Cleaning Validation Calculation Guide
Purpose
Cleaning validation calculations help teams set practical residue limits. They translate product risk into numbers. The limits support swab sampling, rinse sampling, and final review. This calculator uses common validation logic. It compares therapeutic dose, ADE, ppm, and optional manual limits.
MACO Logic
MACO means maximum allowable carryover. It is the largest residue amount that may remain on shared equipment. The value should be conservative. It should also match the selected scientific rationale. Many teams start with dose based calculations. They then compare the result with a ppm limit. If an ADE or PDE value is available, it may provide a stronger health based option.
Sampling Limits
Surface area matters because residue is spread across equipment. A low MACO over a large area creates a strict swab limit. The swab area changes the limit per sample. Recovery also matters. A method with lower recovery may need a lower reportable acceptance value. This helps avoid passing a sample that hides unrecovered residue.
Rinse Review
Rinse calculations use the final rinse volume. The calculator converts the allowed residue into a concentration limit. This is useful when full surface swabbing is not practical.
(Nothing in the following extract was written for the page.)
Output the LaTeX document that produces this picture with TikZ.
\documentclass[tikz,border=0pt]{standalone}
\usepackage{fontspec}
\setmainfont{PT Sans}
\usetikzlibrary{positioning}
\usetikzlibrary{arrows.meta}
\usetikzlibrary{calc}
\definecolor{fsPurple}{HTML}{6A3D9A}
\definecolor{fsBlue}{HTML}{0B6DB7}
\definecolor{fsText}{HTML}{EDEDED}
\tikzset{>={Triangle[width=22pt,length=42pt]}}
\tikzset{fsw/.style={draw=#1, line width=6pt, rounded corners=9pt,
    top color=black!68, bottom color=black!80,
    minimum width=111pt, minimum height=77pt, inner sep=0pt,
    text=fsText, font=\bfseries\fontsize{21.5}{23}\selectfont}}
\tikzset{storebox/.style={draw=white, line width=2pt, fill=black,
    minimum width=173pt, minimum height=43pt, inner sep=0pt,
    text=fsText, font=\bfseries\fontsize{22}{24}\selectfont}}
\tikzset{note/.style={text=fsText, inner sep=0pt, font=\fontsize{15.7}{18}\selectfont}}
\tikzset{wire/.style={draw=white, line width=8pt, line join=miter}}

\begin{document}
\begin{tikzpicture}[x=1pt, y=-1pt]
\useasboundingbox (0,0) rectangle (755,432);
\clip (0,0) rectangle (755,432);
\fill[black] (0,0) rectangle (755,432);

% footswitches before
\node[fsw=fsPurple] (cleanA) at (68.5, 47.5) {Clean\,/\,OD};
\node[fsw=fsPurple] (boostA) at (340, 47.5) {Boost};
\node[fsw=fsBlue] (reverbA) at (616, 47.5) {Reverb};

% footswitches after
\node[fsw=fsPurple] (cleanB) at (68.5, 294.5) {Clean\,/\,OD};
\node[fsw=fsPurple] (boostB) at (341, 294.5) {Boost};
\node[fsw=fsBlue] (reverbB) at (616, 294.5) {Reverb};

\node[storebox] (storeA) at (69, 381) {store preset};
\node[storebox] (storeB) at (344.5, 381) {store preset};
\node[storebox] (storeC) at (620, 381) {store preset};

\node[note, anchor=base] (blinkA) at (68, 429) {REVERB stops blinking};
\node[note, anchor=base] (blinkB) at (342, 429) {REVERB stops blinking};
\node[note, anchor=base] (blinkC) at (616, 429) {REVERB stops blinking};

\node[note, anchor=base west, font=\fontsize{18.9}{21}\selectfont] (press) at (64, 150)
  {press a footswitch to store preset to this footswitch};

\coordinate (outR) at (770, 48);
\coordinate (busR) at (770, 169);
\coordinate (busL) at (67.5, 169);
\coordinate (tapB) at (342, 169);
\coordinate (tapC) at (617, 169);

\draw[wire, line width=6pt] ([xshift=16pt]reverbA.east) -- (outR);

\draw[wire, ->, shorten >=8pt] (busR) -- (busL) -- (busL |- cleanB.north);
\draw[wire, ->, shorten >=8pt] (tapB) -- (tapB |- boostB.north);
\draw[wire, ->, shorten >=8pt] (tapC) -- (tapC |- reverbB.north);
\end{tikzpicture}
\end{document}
Rinse sampling can cover hidden parts. It may also support hard to reach locations. Still, rinse results should be justified with method recovery and equipment design.
Result Decision
Actual results can be checked against limits. The calculator projects total residue from a swab result. It also estimates residue from rinse concentration. The higher projected residue is compared with the final MACO. This creates a simple pass or fail decision. It does not replace a protocol. It supports protocol preparation and review.
Documentation
Good cleaning validation records should include assumptions. Record the batch size, dose values, safety factor, surface area, recovery, and sampling plan. Keep units consistent. Use the smallest meaningful batch size for the next product. Use the highest daily dose for the next product. Review toxicology values with qualified staff. Recheck formulas when products, equipment, or limits change. A careful calculation improves traceability. It also helps auditors follow the acceptance logic without confusion. For advanced work, document worst case choices. Explain why one product is harder to clean. Explain why another product is more sensitive. Link each calculation to sampling maps, laboratory methods, and deviation rules before approval.